Mastercard: Highlights From a Journey To Support Women Entrepreneurs

Mastercard reaches milestone as it works to provide solutions for women-owned small businesses
Jun 16, 2023 12:10 PM ET

Kelly Ifill, a former math teacher with an MBA from Columbia Business School, was determined to make banking work for Black entrepreneurs. Working in venture capital after business school, she’d seen how difficult it is for Black entrepreneurs to raise capital, so she built Guava to provide access and financing to Black-owned small businesses across the country.

At the start of her career as a humanitarian with the UN and the Peace Corps, Elizabeth Gore saw the disparities, particularly for women, to start and grow a business. She was incredibly passionate about creating a scalable solution to support small business owners, and together with her co-founder Carolyn Rodz, they built Hello Alice to bring equitable access to capital to aspiring entrepreneurs.

And on the outskirts of Mexico City, store owner Magdalena Padilla Medina learned the ropes of digital payments from a mentor she calls her “angel.” “I was not looking for her, but she came and helped me a lot. … It was just a matter of giving me a little push.”

Women entrepreneurs face unique barriers to success, from challenges in obtaining funding to inadequate access to basic financial services and tools, but a world that works better for women creates limitless possibilities for us all. That’s why Mastercard is committed to building an inclusive digital economy where everyone prospers and providing these women-owned small businesses with solutions that can help them grow and thrive.

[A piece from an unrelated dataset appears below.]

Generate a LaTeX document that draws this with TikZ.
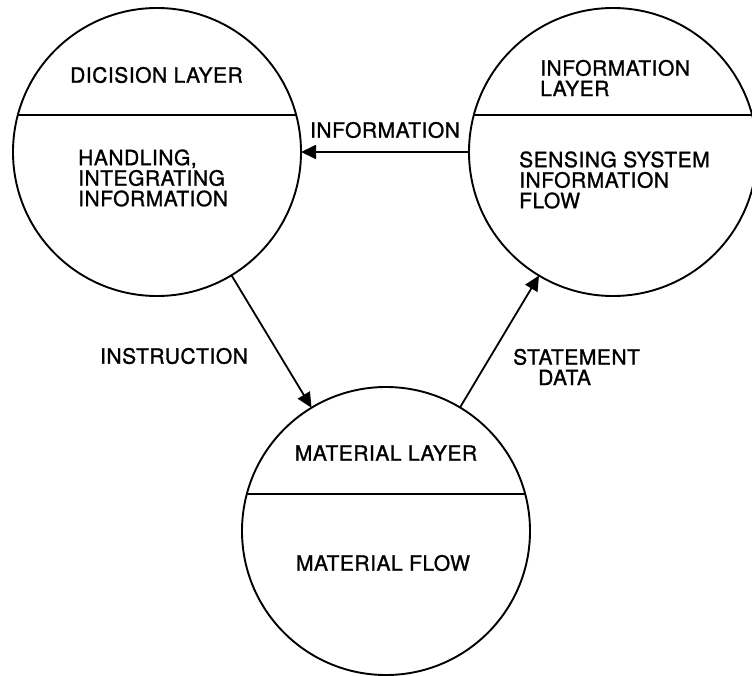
\documentclass[tikz,border=0pt]{standalone}
\usepackage{fontspec}
\setmainfont{TeX Gyre Heros}[LetterSpace=2.5,FakeBold=1.2]
\usetikzlibrary{arrows.meta}
\begin{document}
\begin{tikzpicture}[x=1pt,y=-1pt,
  layer/.style={draw,circle,line width=1.9pt,minimum size=288pt,inner sep=0pt,outer sep=0pt},
  divider/.style={line width=1.9pt},
  flow/.style={line width=1.8pt,-{Triangle[length=15pt,width=14pt]}},
  lbl/.style={font=\fontsize{21}{20.5}\selectfont,inner sep=0pt,align=left},
]
\useasboundingbox[fill=white] (0,0) rectangle (752,675);

% the three layers
\node[layer] (L) at (157,152) {};
\node[layer] (R) at (613,152) {};
\node[layer] (B) at (386,531) {};

% dividing lines between layer title and content
\draw[divider] (L.15) -- (L.165);
\draw[divider] (R.15) -- (R.165);
\draw[divider] (B.15) -- (B.165);

% texts inside the layers
\node[lbl,anchor=west] (ltitle) at (70,75) {DICISION LAYER};
\node[lbl,anchor=west] (lbody) at (78,178) {HANDLING,\\INTEGRATING\\INFORMATION};
\node[lbl,anchor=west] (rtitle) at (540,78) {INFORMATION\\LAYER};
\node[lbl,anchor=west] (rbody) at (519,180) {SENSING SYSTEM\\INFORMATION\\FLOW};
\node[lbl] (btitle) at (386,453) {MATERIAL LAYER};
\node[lbl] (bbody) at (383,563) {MATERIAL FLOW};

% flows between the layers
\draw[flow] (R) -- (L);
\draw[flow] (L) -- (B);
\draw[flow] (B) -- (R);

% flow labels
\node[lbl] (info) at (385,130) {INFORMATION};
\node[lbl] (instr) at (174,356) {INSTRUCTION};
\node[lbl,anchor=west] (stat) at (513,367) {STATEMENT\\\hspace*{25pt}DATA};
\end{tikzpicture}
\end{document}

A global commitment to financial inclusion for individuals and small businesses

Guided by the conviction that the company can do well as a business by doing good in the world, Mastercard has embraced financial inclusion for individuals and small businesses as both a philanthropic pursuit and a fundamental tenet of its business strategy.

In 2020, Mastercard redoubled its commitment to financial inclusion as a pathway to broad-based prosperity, including a specific focus on providing 25 million women entrepreneurs with solutions that can help them grow their businesses. By harnessing technology, philanthropy and its network of partners, the company has reached 25 million women entrepreneurs, with more work and support to continue, as noted in its latest ESG Report.

“We are committed to helping women-owned businesses surmount the obstacles that prevent them from attaining optimal growth, such as limited access to financing, lack of support networks and the gender gap in business,” said Jane Prokop, executive vice president, Small and Medium Enterprises at Mastercard. “From small business card offerings, microcredit, and payment services to grant funding, mentorship, and training, we’re harnessing a full range of solutions to help empower women who are powering economies around the world.”

“Our commitments to financial inclusion are core to our business strategy, and we know that doing what we do best as a company can change lives for the better,” said Shamina Singh, founder and president of the Mastercard Center for Inclusive Growth. “Supporting women entrepreneurs is smart because they pay it back and pay it forward. We’ll keep learning about the unique challenges they face and continue to apply those insights to meet their needs with solutions that help them reach their potential.”